Cisco launched into this so-called storage area networking (SAN) market on the back of a technology called iSCSI, which the company was helping to develop. iSCSI makes a storage system that's connected to a server by an IP network appear just like a storage system directly attached to the server.

But iSCSI is slower than Fibre Channel, not as well established and not even yet a formal standard, so Cisco's strategy embraces Fibre Channel while hoping to steer people toward iSCSI.

"In the long term, the storage network will go to IP and iSCSI, but in the short term we have to embrace what's already there," said Doug Ingraham senior manager of marketing for Cisco's storage technology group. "Fibre Channel is a technology today that has advantages that can't be overlooked."

Cisco on Tuesday will announce the SN 5428, a product that can shuttle information among as many as eight devices connected by Fibre Channel and two connected by iSCSI. The $11,995 devise follows the conventions of Fibre Channel networking while bridging to iSCSI realm as well.

Cisco's presence alters the storage networking landscape. Brocade Communications currently is the top dog of the Fibre Channel storage networking realm, but Cisco has more overall market power and is relying on one of Brocade's rivals, QLogic, to provide it with the Fibre Channel networking chip.

Cisco's previous storage networking product, the SN 5420 introduced in October 2001, bridges to Fibre Channel networks but doesn't have the ability to be the nucleus of a Fibre Channel network.

Eight Fibre Channel ports, while useful in some applications, is a low-end product compared with 32-port, 64-port and 128-port products from Brocade and high-end competitors such as Inrange and McData.

Cisco may have bowed to the market reality of Fibre Channel, but it's still a fan of iSCSI. Using iSCSI is much cheaper than using Fibre Channel, Ingraham said, and in some applications perfectly adequate.

For example, he said, iSCSI can support thousands of e-mail accounts using Microsoft Exchange or dozens of users tapping into Microsoft SQL Server database software.

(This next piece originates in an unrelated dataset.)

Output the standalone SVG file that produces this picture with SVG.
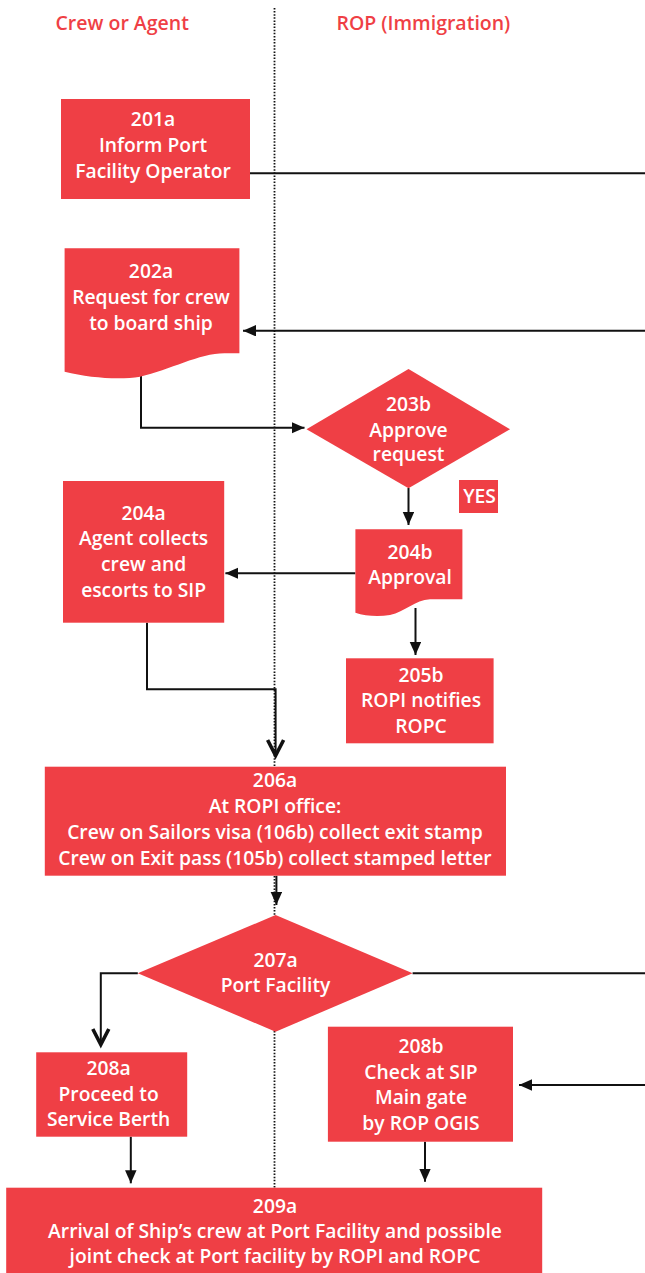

And that's with Ethernet IP networks transferring data at 100 megabits per second; the SN 5428 iSCSI ports work 10 times faster at 1 gigabit per second.

Cisco is aiming the product at small businesses with up to 500 employees or at larger corporations with branch offices.

The industry group working on iSCSI has finished the technical details of the specification, but it can't be finalized until an intellectual property issue with Lucent is resolved, Ingraham said. The specification should be done by late summer or fall, a few months' delay over what the group had hoped earlier.